Book Review of Inside The Devil's Nest by John Durgin
A.E. Jackson Review Score: 3 / 5 Ravens
How was this review scored?
Nobody is safe in a John Durgin novel! Any character can be killed at any time - no matter what role the reader thinks they play in the story. The novel unfolds like a cosmic horror version of the Netflix series Ozark.
CONTENT WARNING
This audiobook and novel will NOT be for everyone. There is a bit of adult language and some themes or character actions that may trigger readers. Consider this your Content Warning.
The audiobook version of Inside the Devil’s Nest by John Durgin, available on Audible was narrated by Joe Hempel. The story is brought to life in audio through multiple unique character voices. Hempel has good pacing and the proper inflection to set a spooky tone or ramp up the action, as demanded by the plot of the story.
Real estate agent Anthony Graham has his family on the run after witnessing a murder at the hands of the powerful Costello crime family. They’re forced to hide at one of Anthony’s properties, a deserted campground with a sinister past. No one is safe from the men that hunt them, or the terrors that await them inside The Devil’s Nest.
The novel opens with a mass suicide by a religious cult - Jonestown on the waterfront. After the omniscient narrator establishes the scene through a great deal of exposition, the reader slips into Rebecca’s point of view. The action, dialogue, and timing at the start of the story roll out like a scene from a movie.
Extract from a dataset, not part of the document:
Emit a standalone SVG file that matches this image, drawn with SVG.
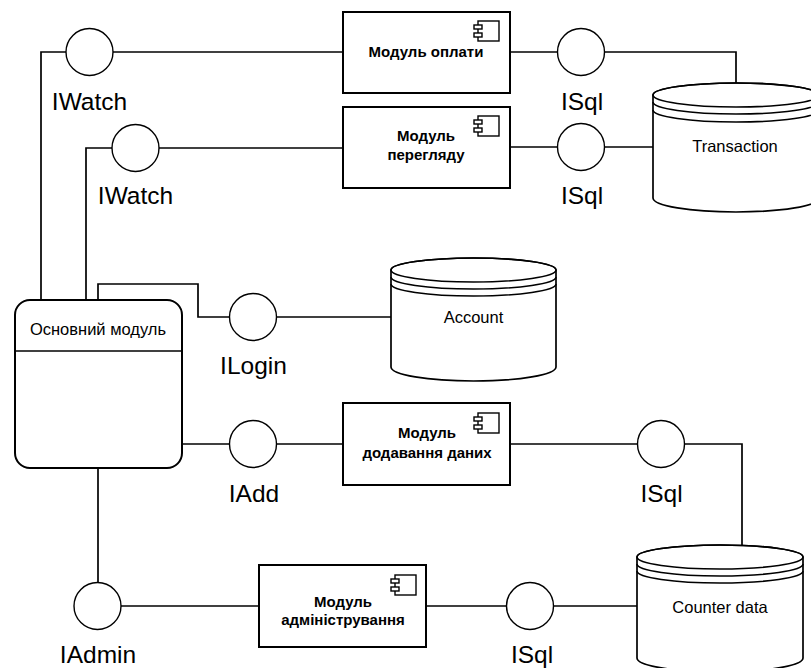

Enter Anthony, a family man making one bad decision after another. The author provides good point of view for the story to progress with this character. However, narrator exposition slips in as backstory construction takes place.
Fans of the Netflix series Ozark will rejoice in a return to the ‘mob in the backwoods’ storyline. In true John Durgin style, there are plenty of high-tension scares and a cosmic horror elements to entice fear flick fanatics as well.